The point of understanding race as a social construct (and incidentally, of understanding disability as a social construct) is to
1) accept that there are differences between us
2) accept that those differences, because they are marked and visible, have provided for us a means of categorising people
3) deny that those categorizations should come with the traditionally-upheld value judgements.
For instance, black people are not innately less valuable than white people. However, evidence shows us that black people ARE valued less. (The Black Lives Matter movement tries to show us that police have a tendency to shoot argumentative black people, and a tendency to give white people a chance to argue.)
This value judgement is what has been constructed.
The construction has its roots in imperialism of African labor. Imagine someone who is a totally different skin color shows up in your town and puts you in handcuffs, puts you in a boat with hundreds of others and makes you row in order to avoid getting whipped and earn some food.

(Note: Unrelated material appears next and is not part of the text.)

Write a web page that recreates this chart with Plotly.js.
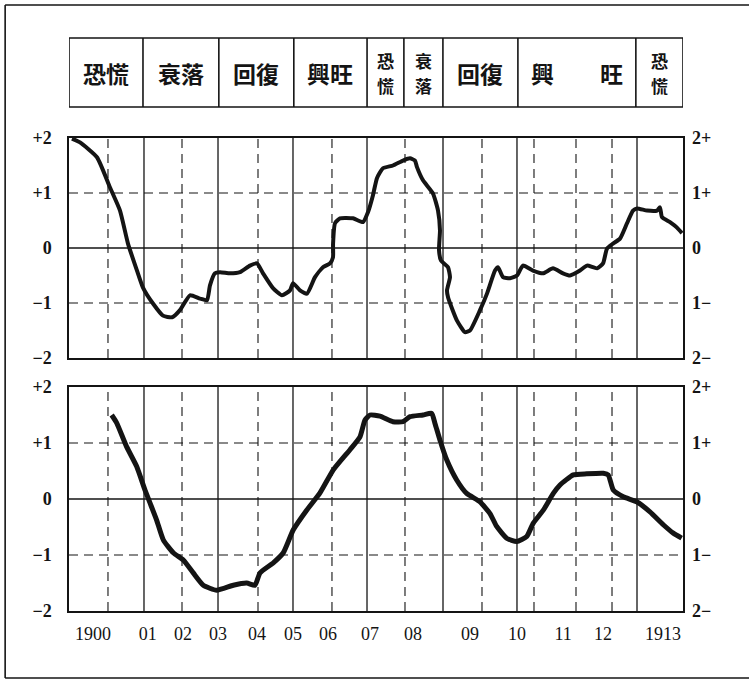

Then the boat lands, the people with the whips trade you for money, and the landowner that bought you takes you to his farm and makes you do work....provides you with no education that would help you even begin to cope in this new, strange society where the landowner has a whip and you don't. Generations--and that is a very very important word--generations of black people were brought to the US and placed under these conditions. How can they possibly get a leg up? For this reason, black contributions to US culture have been re-appropriated (into jazz for instance) but not valued. The understanding that deeply permeates US culture--whether we are willing to admit it or not--is that black IS innately less valuable than white, unless black has been snatched up and incorporated into white culture, whose roots are largely traced to Western Europe.
The value judgements are embedded in art, the media, literature, the educational system.
The point of calling race a social construction is to provide a starting point for beginning to dismantle the value judgements and begin seeing people as individuals, not simply part of their category.